Using Self-Organizing Maps to evaluate the NASA GISS AR5 SCM at the ARM SGP site

Description

Cluster analyses have gained popularity in recent years to establish cloud regimes using satellite and radar cloud data. These regimes can then be used to evaluate climate models or to determine what large-scale or subgrid processes are responsible for cloud formation. An alternative approach is to first classify the meteorological regimes (i.e. synoptic pattern and forcing) and then determine what cloud scenes occur. In this study, a competitive neural network known as the Self-Organizing Map (SOM) is used to classify synoptic patterns over the Southern Great Plains (SGP) region to evaluate simulated clouds from the AR5 version of the NASA GISS ModelE single-column model (SCM).
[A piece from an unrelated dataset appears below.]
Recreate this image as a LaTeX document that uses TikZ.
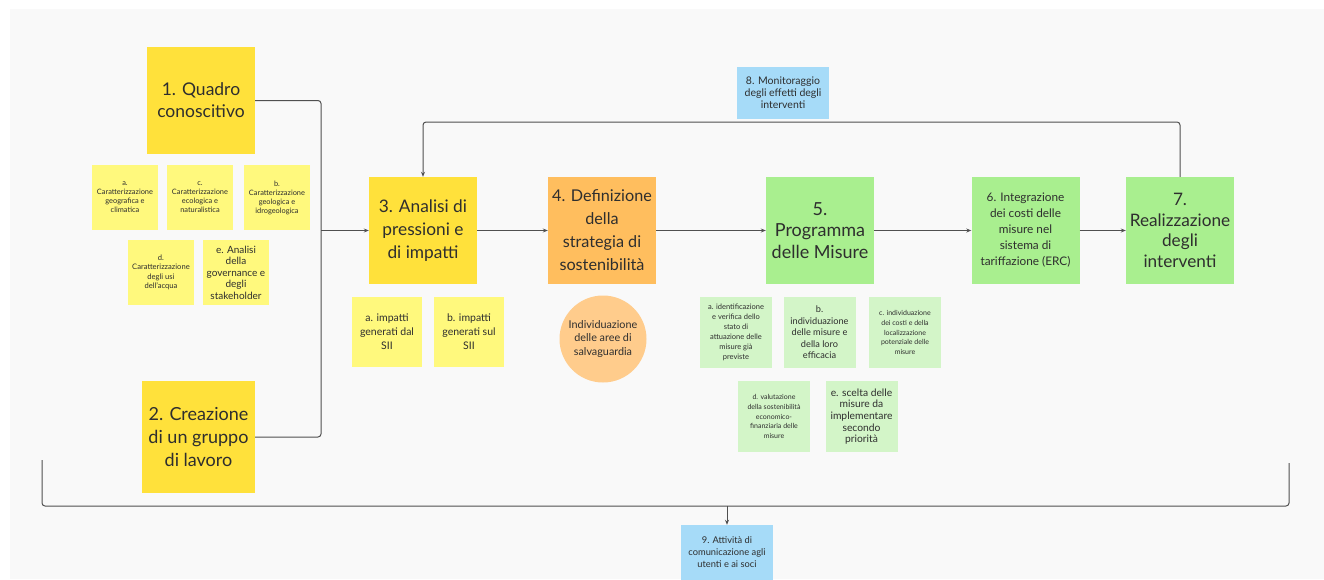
\documentclass[tikz,border=0pt]{standalone}
\usepackage{fontspec}
\setmainfont{Lato}
\usetikzlibrary{arrows.meta}
\definecolor{bgcol}{HTML}{F9F9F9}
\definecolor{txtcol}{HTML}{2E2E2E}
\definecolor{linecol}{HTML}{505050}
\definecolor{stepyel}{HTML}{FFE13B}
\definecolor{steporg}{HTML}{FFBE5E}
\definecolor{stepgrn}{HTML}{A9EF8F}
\definecolor{noteyel}{HTML}{FFF97D}
\definecolor{notegrn}{HTML}{D3F5C8}
\definecolor{noteblu}{HTML}{A6DBF8}
\definecolor{circorg}{HTML}{FFCC8C}
\newcommand{\fs}[2]{\fontsize{#1}{#2}\selectfont}
\begin{document}
\begin{tikzpicture}[x=1pt, y=-1pt,
  every node/.style={align=center, inner sep=0pt, text=txtcol},
  stepbox/.style={minimum width=108pt, minimum height=107pt},
  notesq/.style={fill=noteyel, minimum width=66pt, minimum height=65pt, font=\fs{7.4}{9}},
  notegr/.style={fill=notegrn, minimum width=72pt, minimum height=71pt, font=\fs{7}{9.8}},
  infobox/.style={fill=noteblu, minimum width=92pt, font=\fs{10.5}{12}},
  link/.style={draw=linecol, line width=1pt, rounded corners=3pt},
  flow/.style={link, -{Stealth[length=5pt, width=4pt]}}]
  \useasboundingbox (0,0) rectangle (1324,579);
  \fill[bgcol] (10,9) rectangle (1324,579);

  \node[stepbox, fill=stepyel, font=\fs{17.5}{22}] (q1) at (201,100.5) {1. Quadro\\conoscitivo};
  \node[stepbox, fill=stepyel, font=\fs{18}{23}, minimum width=113pt, minimum height=112pt] (q2) at (198.5,437) {2. Creazione\\di un gruppo\\di lavoro};
  \node[stepbox, fill=stepyel, font=\fs{17.3}{23}] (q3) at (423,230.5) {3. Analisi di\\pressioni e\\di impatti};
  \node[stepbox, fill=steporg, font=\fs{16.2}{23}] (q4) at (602,230.5) {4. Definizione\\della\\strategia di\\sostenibilità};
  \node[stepbox, fill=stepgrn, font=\fs{18}{21.5}] (q5) at (820,230.5) {5.\\Programma\\delle Misure};
  \node[stepbox, fill=stepgrn, font=\fs{11.8}{16}] (q6) at (1025.5,230.5) {6. Integrazione\\dei costi delle\\misure nel\\sistema di\\tariffazione (ERC)};
  \node[stepbox, fill=stepgrn, font=\fs{17.2}{20.5}] (q7) at (1180,230.5) {7.\\Realizzazione\\degli\\interventi};

  \node[notesq] (n1a) at (125,197.5) {a.\\Caratterizzazione\\geografica e\\climatica};
  \node[notesq] (n1c) at (200,197.5) {c.\\Caratterizzazione\\ecologica e\\naturalistica};
  \node[notesq] (n1b) at (277,197.5) {b.\\Caratterizzazione\\geologica e\\idrogeologica};
  \node[notesq, font=\fs{7.6}{9.5}] (n1d) at (161,272.5) {d.\\Caratterizzazione\\degli usi\\dell'acqua};
  \node[notesq, font=\fs{10}{11.5}] (n1e) at (236,272.5) {e. Analisi\\della\\governance e\\degli\\stakeholder};

  \node[notesq, minimum width=70pt, minimum height=70pt, font=\fs{10.5}{14}] (n3a) at (387,332) {a. impatti\\generati dal\\SII};
  \node[notesq, minimum width=70pt, minimum height=70pt, font=\fs{10.5}{14}] (n3b) at (469,332) {b. impatti\\generati sul\\SII};
  \node[circle, fill=circorg, minimum size=87pt, font=\fs{10.8}{13.5}] (c4) at (603,339) {Individuazione\\delle aree di\\salvaguardia};

  \node[notegr, font=\fs{7.5}{10}] (n5a) at (736,332.5) {a. identificazione\\e verifica dello\\stato di\\attuazione delle\\misure già\\previste};
  \node[notegr, font=\fs{9.2}{11.5}] (n5b) at (819.5,332.5) {b.\\individuazione\\delle misure e\\della loro\\efficacia};
  \node[notegr] (n5c) at (905,332.5) {c. individuazione\\dei costi e della\\localizzazione\\potenziale delle\\misure};
  \node[notegr] (n5d) at (774,416.5) {d. valutazione\\della sostenibilità\\economico-\\finanziaria delle\\misure};
  \node[notegr, font=\fs{10.3}{11.7}] (n5e) at (861.5,416.5) {e. scelta delle\\misure da\\implementare\\secondo\\priorità};

  \node[infobox, minimum height=52pt] (m8) at (783,93) {8. Monitoraggio\\degli effetti degli\\interventi};
  \node[infobox, minimum height=55pt, font=\fs{9.3}{12}] (m9) at (727,552.5) {9. Attività di\\comunicazione agli\\utenti e ai soci};

  \coordinate (jl) at (321,230.5);
  \coordinate (lp) at (783,122);
  \coordinate (bl) at (42,460);
  \coordinate (bm) at (727,506);
  \coordinate (br) at (1289,463);

  \draw[link] (q1.east) -| (jl);
  \draw[link] (q2.east) -| (jl);
  \draw[flow] (jl) -- (q3.west);
  \draw[flow] (q3) -- (q4);
  \draw[flow] (q4) -- (q5);
  \draw[flow] (q5) -- (q6);
  \draw[flow] (q6) -- (q7);
  \draw[flow] (q7.north) |- (lp) -| (q3.north);
  \draw[link] (bl) |- (bm) -| (br);
  \draw[flow] (bm) -- (m9.north);
\end{tikzpicture}
\end{document}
In detail, 54-class SOMs have been developed using North American Regional Reanalysis (NARR) variables averaged to 2 x 2.5 degree latitude-longitude grid boxes for a region of 7 x 7 grid boxes centered on the ARM SGP site. Variables input into the SOM include mean sea-level pressure and the horizontal wind components, relative humidity, and geopotential height at the several standard pressure levels. These SOMs are produced for the winter (DJF), spring (MAM), summer (JJA), and fall (SON) seasons during the period 1999–2009. This synoptic typing will be associated with observed cloud fractions and forcing properties from the ARM SGP site and then used to evaluate simulated clouds from the SCM. SOMs provide a visually intuitive way to understand their classifications because classes are related to each other in a two-dimensional space. An example of a feature map for meteorological features at 925 hPa is provided in Figure 1. ARM ARSCL and GISS SCM mid-level (2–6 km) cloud fractions are given in Figure 2. It is clearly seen that the majority of the mid-level clouds occur in association with low-pressure systems. Despite producing clouds during the right conditions, the SCM produces too few mid-level clouds during cyclonic activity.